Здесь, на столе для электрического бильярда.
2007, март
Перед домом из красного кирпича растет дерево, магнолия грандифлора, которую посадила Зельда, вернувшись из Европы в последний раз, величественное дерево, о котором директор музея говорит, что оно — настоящее бедствие. И объясняет мне, что все магнолии источают вредный для здоровья запах — я ничего об этом не знаю — и их плоды могут отправить вас прямиком в больницу.
Я полагаю, что Зельда посадила ее к десятилетию Патрисии Фрэнсис. Огромное дерево впечатляет. Земля под его кроной усыпана сосновыми иглами — работа садовника, настоящего художника, влюбленного в свой труд и не боящегося ядовитых испарений. Патрисия умерла здесь же, в Монтгомери, штат Алабама. Более двадцати лет назад. А магнолия продолжает расти за них.
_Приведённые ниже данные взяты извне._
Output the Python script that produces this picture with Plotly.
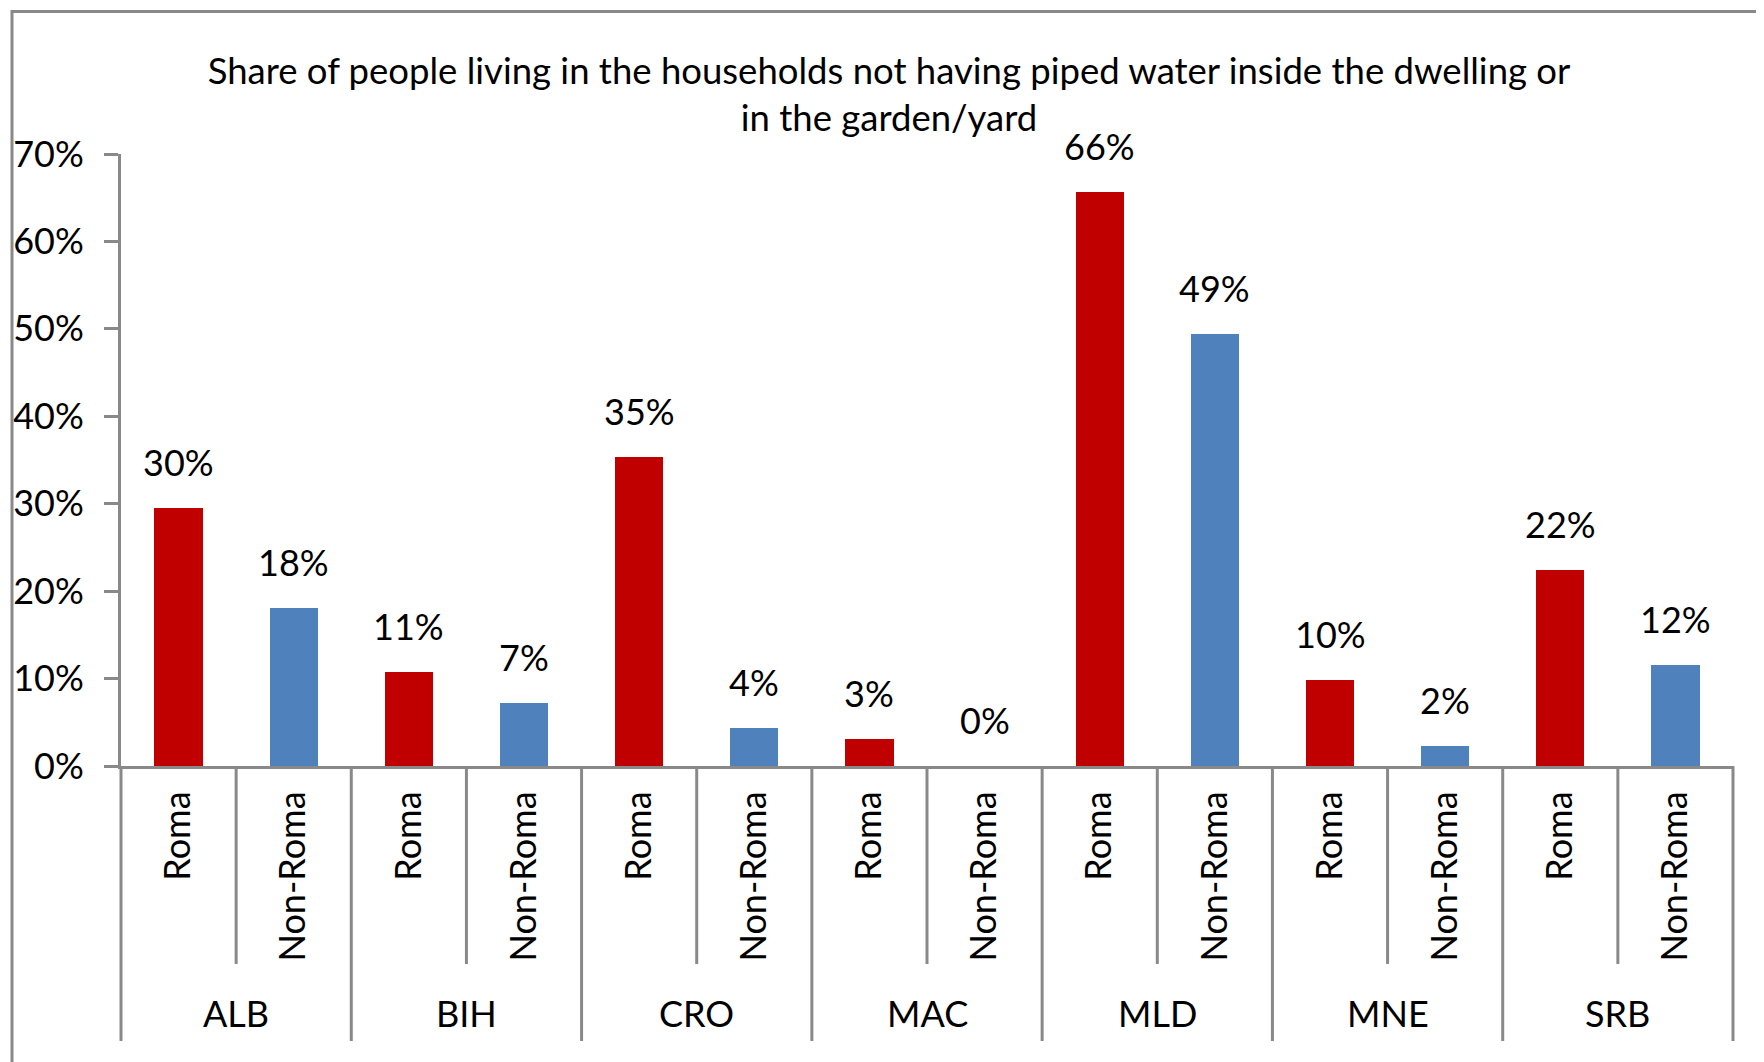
import plotly.graph_objects as go

# ---- data ----
countries = ["ALB", "BIH", "CRO", "MAC", "MLD", "MNE", "SRB"]
groups = ["Roma", "Non-Roma"]
roma = [29.5, 10.7, 35.4, 3.1, 65.6, 9.8, 22.4]
non_roma = [18.1, 7.2, 4.4, 0.0, 49.4, 2.3, 11.6]
y_tick_vals = [0, 10, 20, 30, 40, 50, 60, 70]
y_tick_text = ["0%", "10%", "20%", "30%", "40%", "50%", "60%", "70%"]
title_text = ("Share of people living in the households not having piped water inside the dwelling or"
              "<br>in the garden/yard")

# ---- layout geometry (page body adds an 8px offset) ----
OFF = 8
W, H = 1764 - OFF, 1062 - OFF
L, R, T, B = 121 - OFF, 31, 154 - OFF, 296
PW, PH = W - L - R, H - T - B
FONT = "Lato"
FS = 36
GRAY = "#898989"
RED = "#C00000"
BLUE = "#4F81BD"

n_slots = len(countries) * len(groups)


def px_x(px):  # px in screenshot coordinates
    return (px - OFF - L) / PW


def px_y(py):
    return (H - B - (py - OFF)) / PH


x_roma = [2 * i for i in range(len(countries))]
x_non = [2 * i + 1 for i in range(len(countries))]

fig = go.Figure()
fig.add_trace(go.Bar(x=x_roma, y=roma, marker=dict(color=RED, line=dict(width=0)),
                     width=0.42, name="Roma", hoverinfo="skip"))
fig.add_trace(go.Bar(x=x_non, y=non_roma, marker=dict(color=BLUE, line=dict(width=0)),
                     width=0.42, name="Non-Roma", hoverinfo="skip"))

annotations = []
for xs, vals in ((x_roma, roma), (x_non, non_roma)):
    for x, v in zip(xs, vals):
        annotations.append(dict(x=x, y=v, xref="x", yref="y", text=f"{v:.0f}%",
                                showarrow=False, yanchor="middle", yshift=46,
                                font=dict(family=FONT, size=FS, color="black")))

for i, c in enumerate(countries):
    annotations.append(dict(x=2 * i + 0.5, y=px_y(1013), xref="x", yref="paper", text=c,
                            showarrow=False, yanchor="middle", xanchor="center",
                            font=dict(family=FONT, size=FS, color="black")))

shapes = []
# separators between Roma / Non-Roma inside each country
for i in range(len(countries)):
    xp = (2 * i + 1) / n_slots
    shapes.append(dict(type="line", xref="paper", yref="paper", x0=xp, x1=xp,
                       y0=0, y1=px_y(964), line=dict(color=GRAY, width=3)))
# country boundaries
for i in range(len(countries) + 1):
    xp = (2 * i) / n_slots
    shapes.append(dict(type="line", xref="paper", yref="paper", x0=xp, x1=xp,
                       y0=0, y1=px_y(1041), line=dict(color=GRAY, width=3)))
# outer chart border
shapes.append(dict(type="rect", xref="paper", yref="paper",
                   x0=px_x(12), x1=px_x(1800), y0=px_y(11.5), y1=px_y(1100),
                   line=dict(color=GRAY, width=3), fillcolor="rgba(0,0,0,0)"))

fig.update_layout(
    width=W, height=H,
    margin=dict(l=L, r=R, t=T, b=B, autoexpand=False),
    paper_bgcolor="white", plot_bgcolor="white",
    showlegend=False, bargap=0,
    font=dict(family=FONT, size=FS, color="black"),
    title=dict(text=title_text, x=(889 - OFF) / W, xanchor="center", xref="container",
               y=1 - (83.5 - OFF) / H, yanchor="middle", yref="container",
               font=dict(family=FONT, size=36.5, color="black")),
    xaxis=dict(range=[-0.5, n_slots - 0.5], tickmode="array",
               tickvals=list(range(n_slots)),
               ticktext=[groups[k % 2] for k in range(n_slots)],
               tickangle=-90, ticks="", showline=True, linecolor=GRAY, linewidth=3,
               showgrid=False, zeroline=False, ticklabelstandoff=8,
               tickfont=dict(family=FONT, size=FS, color="black")),
    yaxis=dict(range=[0, 70], tickmode="array", tickvals=y_tick_vals, ticktext=y_tick_text,
               ticks="outside", ticklen=14, tickwidth=3, tickcolor=GRAY,
               showline=True, linecolor=GRAY, linewidth=3, showgrid=False, zeroline=False,
               ticklabelstandoff=13,
               tickfont=dict(family=FONT, size=FS, color="black")),
    annotations=annotations,
    shapes=shapes,
)

fig.write_html("out.html")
За них троих.
Майкл, директор музея, приглашает меня пройти в апартаменты Зельды и Скотта (музей расположен в одном из многочисленных процветающих особняков), и вдруг — едва моя нога ступает внутрь — слезы наворачиваются на глаза при виде светлого паркета, блестящего, как зеркало, из покрытой лаком сосны с вкраплениями красного дерева. Их печальные тени скользят по нему, как по поверхности катка. В библиотеке тоже присутствует красное дерево, им инкрустированы полки. Комнаты пусты, за исключением софы в викторианском стиле, обивку которой Зельда поменяла своими руками. И ванн: повсюду, в каждой комнате, ванны — даже в комнате для прислуги. Одна из ванн покрыта потускневшей эмалью, ее медные краны позеленели от времени, она свидетельствует о том, что в этом доме слуг не унижали так, как в других местах по соседству, где всегда свирепствовал ку-клукс-клан.
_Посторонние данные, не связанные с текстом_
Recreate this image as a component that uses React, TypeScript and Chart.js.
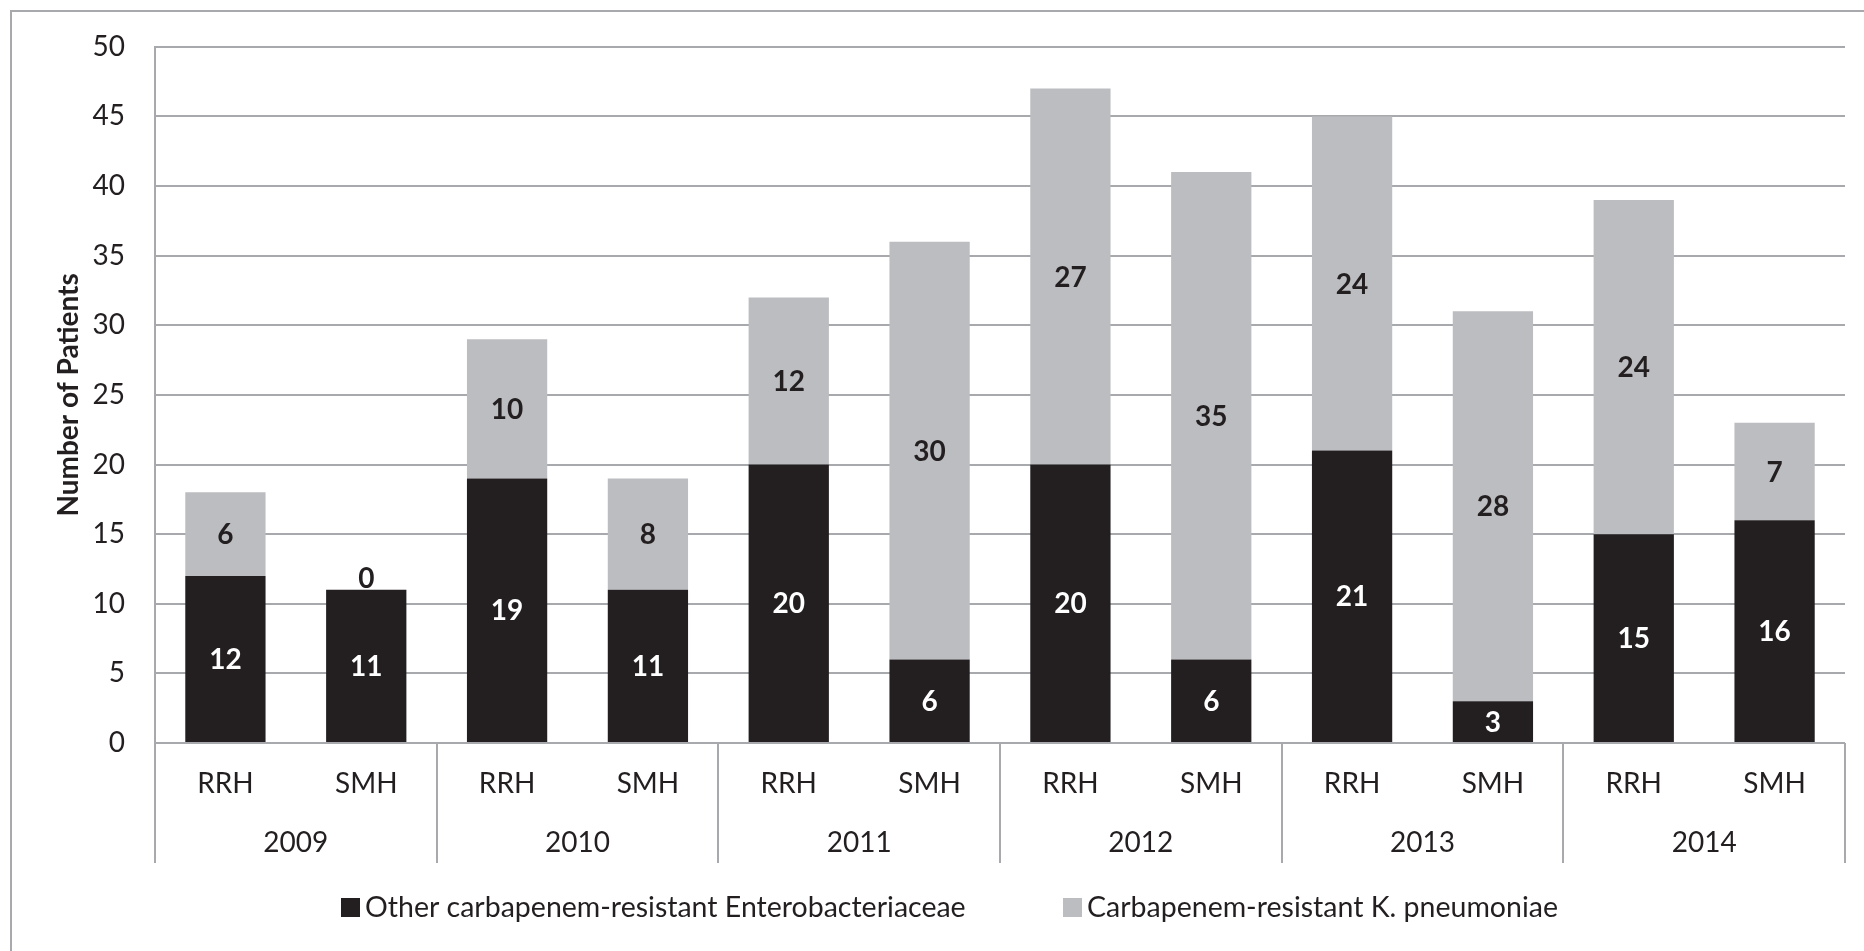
import React, { useEffect, useRef } from "react";
import { Chart, registerables } from "chart.js";

Chart.register(...registerables);

const hospitals = ["RRH", "SMH", "RRH", "SMH", "RRH", "SMH", "RRH", "SMH", "RRH", "SMH", "RRH", "SMH"];
const years = ["2009", "2010", "2011", "2012", "2013", "2014"];
const otherCRE = [12, 11, 19, 11, 20, 6, 20, 6, 21, 3, 15, 16];
const crKP = [6, 0, 10, 8, 12, 30, 27, 35, 24, 28, 24, 7];
const seriesNames = ["Other carbapenem-resistant Enterobacteriaceae", "Carbapenem-resistant K. pneumoniae"];
const yTicks = [0, 5, 10, 15, 20, 25, 30, 35, 40, 45, 50];

const BLACK = "#231F20";
const GREY = "#BCBDC0";
const GRID = "#A7A9AC";
const TEXT = "#231F20";
const FONT = "Lato";

const extras = {
  id: "extras",
  afterDraw(chart: any) {
    const ctx = chart.ctx;
    const area = chart.chartArea;
    const x = chart.scales.x;
    ctx.save();
    // outer border
    ctx.strokeStyle = GRID;
    ctx.lineWidth = 2;
    ctx.beginPath();
    ctx.moveTo(11, chart.height + 5);
    ctx.lineTo(11, 11);
    ctx.lineTo(chart.width + 5, 11);
    ctx.stroke();

    // group dividers
    const bottom = area.bottom + 120;
    const bounds: number[] = [area.left];
    for (let g = 1; g < years.length; g++) {
      bounds.push((x.getPixelForValue(2 * g - 1) + x.getPixelForValue(2 * g)) / 2);
    }
    bounds.push(area.right);
    ctx.beginPath();
    bounds.forEach((b) => {
      ctx.moveTo(Math.round(b), area.bottom);
      ctx.lineTo(Math.round(b), bottom);
    });
    ctx.stroke();

    // year labels
    ctx.fillStyle = TEXT;
    ctx.font = `28px ${FONT}`;
    ctx.textAlign = "center";
    ctx.textBaseline = "middle";
    years.forEach((yr, g) => {
      const cx = (x.getPixelForValue(2 * g) + x.getPixelForValue(2 * g + 1)) / 2;
      ctx.fillText(yr, cx, area.bottom + 100);
    });

    // data labels
    ctx.font = `bold 28px ${FONT}`;
    chart.data.datasets.forEach((ds: any, di: number) => {
      const meta = chart.getDatasetMeta(di);
      meta.data.forEach((bar: any, i: number) => {
        const v = ds.data[i];
        if (v === 0) {
          ctx.fillStyle = TEXT;
          ctx.textBaseline = "bottom";
          ctx.fillText(String(v), bar.x, bar.y + 3);
          ctx.textBaseline = "middle";
        } else {
          ctx.fillStyle = di === 0 ? "#FFFFFF" : TEXT;
          ctx.fillText(String(v), bar.x, (bar.y + bar.base) / 2 + 1);
        }
      });
    });

    // legend
    const ly = 907;
    ctx.font = `28.5px ${FONT}`;
    ctx.textAlign = "left";
    const items = [
      { color: BLACK, text: seriesNames[0], x: 341 },
      { color: GREY, text: seriesNames[1], x: 1063 },
    ];
    items.forEach((it) => {
      ctx.fillStyle = it.color;
      ctx.fillRect(it.x, ly - 9, 19, 19);
      ctx.fillStyle = TEXT;
      ctx.fillText(it.text, it.x + 24, ly + 1);
    });
    ctx.restore();
  },
};

export default function App() {
  const ref = useRef<HTMLCanvasElement>(null);
  useEffect(() => {
    document.body.style.margin = "0";
    const chart = new Chart(ref.current!, {
      type: "bar",
      data: {
        labels: hospitals,
        datasets: [
          { label: seriesNames[0], data: otherCRE, backgroundColor: BLACK, barPercentage: 0.57, categoryPercentage: 1 },
          { label: seriesNames[1], data: crKP, backgroundColor: GREY, barPercentage: 0.57, categoryPercentage: 1 },
        ],
      },
      options: {
        responsive: false,
        animation: false,
        layout: { padding: { top: 45, right: 19, bottom: 88, left: 0 } },
        plugins: { legend: { display: false }, tooltip: { enabled: false } },
        scales: {
          x: {
            stacked: true,
            grid: { display: false, drawTicks: false },
            border: { display: false },
            ticks: { color: TEXT, font: { family: FONT, size: 28 }, padding: 24, maxRotation: 0 },
            afterFit: (s: any) => {
              s.height = 120;
            },
          },
          y: {
            stacked: true,
            min: 0,
            max: 50,
            afterBuildTicks: (s: any) => {
              s.ticks = yTicks.map((v) => ({ value: v }));
            },
            grid: { color: GRID, lineWidth: 2, drawTicks: false },
            border: { display: true, color: GRID, width: 2 },
            ticks: { color: TEXT, font: { family: FONT, size: 28 }, padding: 30 },
            title: {
              display: true,
              text: "Number of Patients",
              color: TEXT,
              font: { family: FONT, size: 28, weight: "bold" },
              padding: { top: 52, bottom: 0 },
            },
            afterFit: (s: any) => {
              s.width = 155;
            },
          },
        },
      },
      plugins: [extras],
    });
    return () => chart.destroy();
  }, []);
  return (
    <div style={{ width: 1864, height: 951, background: "#fff" }}>
      <canvas ref={ref} width={1864} height={951} />
    </div>
  );
}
Майкл рассказывает мне о празднике, который должен скоро состояться тут в честь Зельды, на нем мне обязательно нужно побывать. Я отвечаю «да» и убегаю в другую комнату, я хочу просто слушать тишину в этом бальном зале, где работал Скотт — комната такая большая, что в ней сделана ниша, альков высотой с письменный стол; чтобы было не так страшно, говорю я себе, эти богатые парни, живя в огромных комнатах, хотели иногда забраться в некое подобие вигвама, дабы получше узнать, насколько глубоко проник в их жизнь весь этот внешний мир.